清水寺の学芸員の方が、清水寺に残る文書「成就院日記」を調査されたところによれば、江戸時代の庶民信仰の一つに「清水の舞台から命を懸けて飛び降りれば、願い事がかなう」というものがあったそうです。江戸時代には観音信仰が盛んであったとも言われますから、「死んでも救われる」という信仰のもとの行動であったと思われます。
文書には飛び降りに関する記述もあり、その記述を抜き出してまとめると、148年で未遂も含め234件の飛び降りがあったそうです(文書自体は1694~1864年までのものですが、抜けがあるそうです)。
これを1年あたりに直すと、約1.6件。
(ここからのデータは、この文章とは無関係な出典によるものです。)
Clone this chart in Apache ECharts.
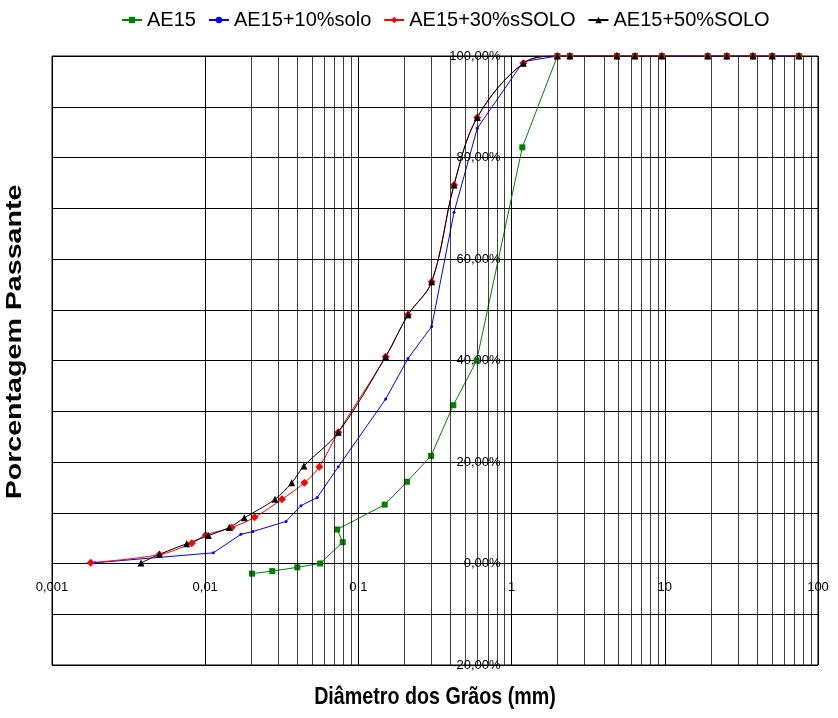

抜けの部分も同じように起こっているとすれば、江戸時代で424件の飛び降りがあったことになります。飛び降りの7割は男性。下は12才から上は80代と、なかなか幅広い年齢層です。10代・20代で全体の7割を占めると言いますから、色恋沙汰に絡んだ問題が多いのかもしれません。
飛び降りてお亡くなりになった方は全体の約15%。やはり若い人は生き残りやすいようです。中にははるばる遠方から飛び降りに来た方もおられたとか。

明治時代に至り、1872(明治5)年に京都府より「飛び降り禁止令」が発布され、事態は沈静化の方向に向かいました。それ以降はほとんどおられないようです。

事実とはいえ、いささかぶっそうなお話でした。